Sauerkraut might just be one of my top 10 favorite foods. I know—that’s pretty weird, right? Aaron doesn’t get it at all. To him, sauerkraut = stinky feet (and he’s not totally wrong here). Even as a little kid, I was loading up my hot dogs with as much fermented cabbage as the bun would hold because the hot dog was really just a vehicle for sauerkraut. Today, I eat my sauerkraut on veggie burgers, salads, sandwiches, grain bowls, and of course, straight out of the jar.
I’ve been making my own sauerkraut for the last four or so years and during this time my obsession has only grown stronger. Homemade sauerkraut is super easy, requires only two ingredients (cabbage + sea salt), and you can customize it with different types of add-ins (think: minced ginger, shredded carrots, caraway seeds, etc.). I almost always use red cabbage because it creates such a gorgeous color.
In addition to its potent flavor, I especially love the health benefits. Sauerkraut is an excellent source of probiotics (the good bacteria that keep our digestive tracts happy), and it’s also rich in vitamin C, fiber, manganese, B6, and folate. Unfortunately, a lot of the sauerkraut that’s available at our grocery stores has been pasteurized, which means that all of that good bacteria has been killed—yet another good reason to make it ourselves!
If you’re interested in making your own, here’s the basic process (or scroll down for a more detailed recipe):
- thinly slice your cabbage
- massage your cabbage with a generous coating of sea salt for about 10-15 minutes (a nice little arm/hand workout) to help break it down and release the cabbage juices
- pack it all into a mason jar
- let it ferment in a dark cabinet for 3-7 days at room temperature
- enjoy! (and store it in the fridge—the flavor and nutrition gets even better with time)
Homemade sauerkraut is really difficult to mess up, but there are a couple of things you’ll want to keep in mind:
- The process of fermentation produces carbonation and pressure. Make sure you leave about 2 inches at the top of your mason jar between the cabbage and the lid to account for this or your jar will leak bright purple cabbage juice everywhere. (I’m speaking from personal experience on this one!)
- Don’t skimp on the salt—it acts as a preservative.
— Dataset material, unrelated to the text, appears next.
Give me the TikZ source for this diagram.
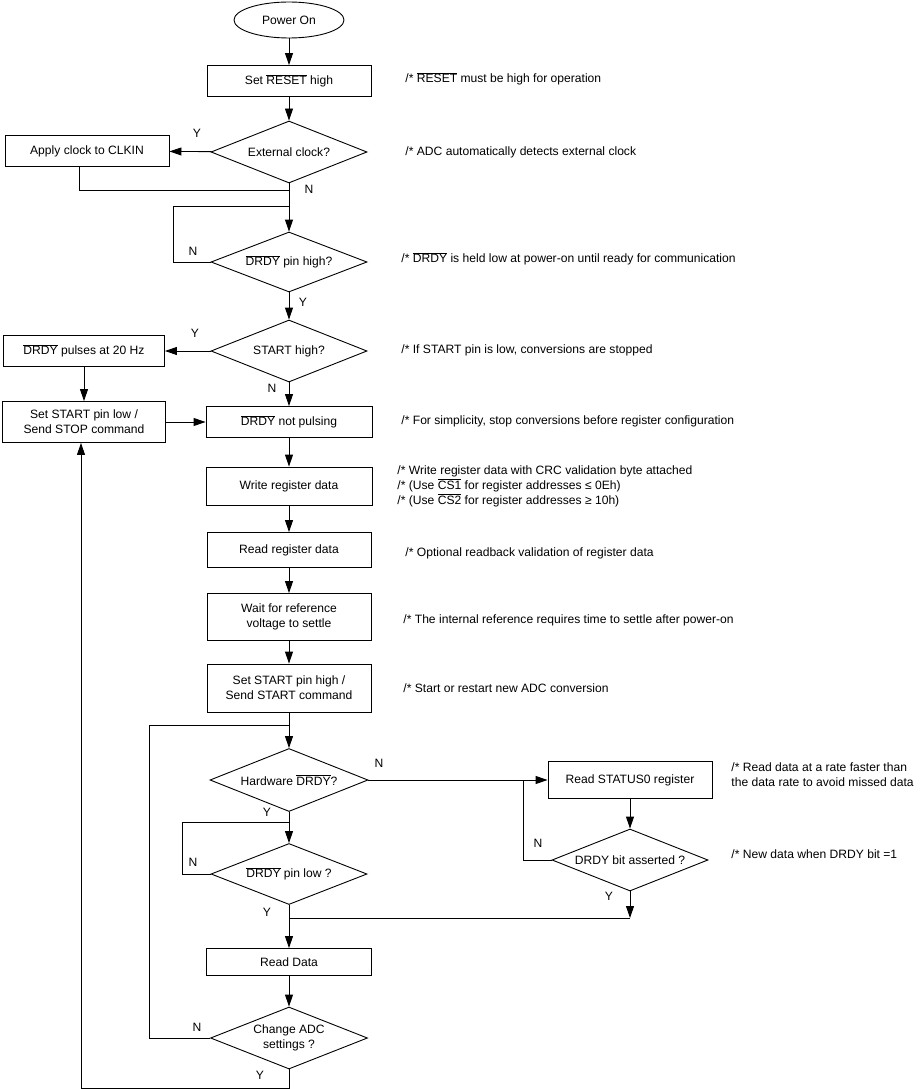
\documentclass[tikz,border=0pt]{standalone}
\usepackage{fontspec}
\setmainfont{Liberation Sans}
\usetikzlibrary{shapes.geometric,arrows.meta}
\newcommand{\ovl}[1]{$\overline{\hbox{#1}}$}
\begin{document}
\begin{tikzpicture}[x=1pt, y=-1pt, line width=0.9pt, line join=miter, >={Triangle[length=12pt,width=8pt]},
		font=\fontsize{12.1}{15}\selectfont,
		box/.style={draw, rectangle, inner sep=0pt, align=center, minimum width=164pt, minimum height=#1},
		box/.default=31pt,
		dec/.style={draw, diamond, aspect=2.5, inner sep=0pt, align=center, minimum width=156pt, minimum height=62pt},
		note/.style={anchor=west, align=left, inner sep=0pt},
		yn/.style={inner sep=0pt}]
			\useasboundingbox (0,0) rectangle (920,1089);
			% main column
			\node[draw, ellipse, minimum width=110pt, minimum height=36pt, inner sep=0pt] (pwr) at (289,20) {Power On};
			\node[box] (rst) at (289,81) {Set \ovl{RESET} high};
			\node[dec] (extclk) at (289,152) {External clock?};
			\node[box] (clkin) at (87,151) {Apply clock to CLKIN};
			\node[dec, minimum height=60pt] (drdyhi) at (289,262) {\ovl{DRDY} pin high?};
			\node[dec] (starthi) at (289,351) {START high?};
			\node[box, minimum width=161pt] (pulses) at (84,351) {\ovl{DRDY} pulses at 20 Hz};
			\node[box=41pt, minimum width=163pt] (stoplow) at (84,422) {Set START pin low /\\Send STOP command};
			\node[box, minimum width=166pt] (notpuls) at (289,422) {\ovl{DRDY} not pulsing};
			\node[box=38pt, minimum width=166pt] (wreg) at (289,486) {Write register data};
			\node[box=35pt] (rreg) at (289,550) {Read register data};
			\node[box=47pt] (waitref) at (289,617) {Wait for reference\\voltage to settle};
			\node[box=48pt] (starton) at (289,688) {Set START pin high /\\Send START command};
			\node[dec, minimum width=158pt, minimum height=63pt] (hwdrdy) at (289,780) {Hardware \ovl{DRDY}?};
			\node[box=37pt] (status) at (630,780) {Read STATUS0 register};
			\node[dec] (bitset) at (630,860) {DRDY bit asserted ?};
			\node[dec, minimum height=61pt] (drdylo) at (289,874) {\ovl{DRDY} pin low ?};
			\node[box=27pt, minimum width=165pt] (rdata) at (289,962) {Read Data};
			\node[dec, minimum width=157pt] (change) at (289,1038) {Change ADC\\settings ?};
			% junctions
			\coordinate (j1) at (289,190);
			\coordinate (j2) at (289,206);
			\coordinate (j3) at (289,725);
			\coordinate (j4) at (523,780);
			\coordinate (j5) at (630,918);
			\coordinate (j6) at (289,918);
			\coordinate (j7) at (289,822);
			% connectors
			\draw[->] (pwr) -- (rst);
			\draw[->] (rst) -- (extclk);
			\draw[->] (extclk) -- (clkin);
			\draw ([xshift=-8pt]clkin.south) |- (j1);
			\draw[->] (extclk) -- (drdyhi);
			\draw (drdyhi.west) -- (173,262) |- (j2);
			\draw[->] (drdyhi) -- (starthi);
			\draw[->] (starthi) -- (pulses);
			\draw[->] (starthi) -- (notpuls);
			\draw[->] (pulses) -- (stoplow);
			\draw[->] (stoplow) -- (notpuls);
			\draw[->] (notpuls) -- (wreg);
			\draw[->] (wreg) -- (rreg);
			\draw[->] (rreg) -- (waitref);
			\draw[->] (waitref) -- (starton);
			\draw[->] (starton) -- (hwdrdy);
			\draw[->] (hwdrdy) -- (status);
			\draw[->] (status) -- (bitset);
			\draw (bitset.west) -| (j4);
			\draw[->] (bitset) -- (j5);
			\draw (j5) -- (j6);
			\draw[->] (hwdrdy) -- (drdylo);
			\draw (drdylo.west) -- (182,874) |- (j7);
			\draw[->] (drdylo) -- (rdata);
			\draw[->] (rdata) -- (change);
			\draw (change.west) -- (149,1038) |- (j3);
			\draw[->] (change.south) -- (289,1088) -| ([xshift=-3pt]stoplow.south);
			% Y / N labels
			\node[yn] (y1) at (197,133) {Y};
			\node[yn] (n1) at (309,189) {N};
			\node[yn] (n2) at (193,251) {N};
			\node[yn] (y2) at (303,302) {Y};
			\node[yn] (y3) at (195,333) {Y};
			\node[yn] (n3) at (272,388) {N};
			\node[yn] (n4) at (379,763) {N};
			\node[yn] (y4) at (267,812) {Y};
			\node[yn] (n5) at (193,862) {N};
			\node[yn] (y5) at (267,912) {Y};
			\node[yn] (n6) at (538,843) {N};
			\node[yn] (y6) at (609,896) {Y};
			\node[yn] (n7) at (197,1027) {N};
			\node[yn] (y7) at (260,1075) {Y};
			% comments
			\node[note] (crst) at (405,79) {/* \ovl{RESET} must be high for operation};
			\node[note] (cclk) at (405,152) {/* ADC automatically detects external clock};
			\node[note] (cdrdy) at (401,259) {/* \ovl{DRDY} is held low at power-on until ready for communication};
			\node[note] (cstart) at (401,350) {/* If START pin is low, conversions are stopped};
			\node[note] (cstop) at (401,421) {/* For simplicity, stop conversions before register configuration};
			\node[note] (cwreg) at (397,486) {/* Write register data with CRC validation byte attached\\/* (Use \ovl{CS1} for register addresses ≤ 0Eh)\\/* (Use \ovl{CS2} for register addresses ≥ 10h)};
			\node[note] (crreg) at (405,553) {/* Optional readback validation of register data};
			\node[note] (cref) at (403,620) {/* The internal reference requires time to settle after power-on};
			\node[note] (cconv) at (403,688) {/* Start or restart new ADC conversion};
			\node[note] (cstatus) at (731,775) {/* Read data at a rate faster than\\the data rate to avoid missed data};
			\node[note] (cbit) at (731,854) {/* New data when DRDY bit =1};
		\end{tikzpicture}
\end{document}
If you see any signs of mold, toss your cabbage, sanitize your mason jar, and start over. Bubbles are good (that’s the natural carbonation happening), anything fuzzy is not.
Ready to make sauerkraut? Let’s do this!
- 1 medium cabbage
- 1 tablespoon sea salt
- Remove the outermost leaves from the cabbage and set them aside. Cut the cabbage into quarters, remove the core, and slice each quarter into thin shreds.
- In a large mixing bowl, toss the cabbage with the salt, then massage with your hands for 10-15 minutes to help break it down and release the cabbage juice.
- Place the massaged cabbage into a 32 ounce wide mouth mason jar. Pack it down until the liquid covers the cabbage, leaving about 2 inches of space at the top. If you don't have enough liquid, add a little filtered water.
- Take the cabbage leaves you set aside and carefully place one or two inside the jar to seal the shredded cabbage and liquid underneath. Firmly close the lid on the jar.
- Store the jar at room temperature for 3-7 days, tasting the sauerkraut along the way. Once it reaches your desired flavor, transfer it to your fridge. Enjoy it right away, or let it continue to slowly ferment for up to 2 months. The flavor gets better and more pronounced over time.
A warmer temperature will mean a faster fermentation. In the summer, I find about 3 days at room temperature to be ideal. During the cooler months, 7 days usually works well. You can ferment your cabbage for as long as 21 days at room temperature; however, most of the good bacteria develops within 3 days (so it's more a matter of flavor preference).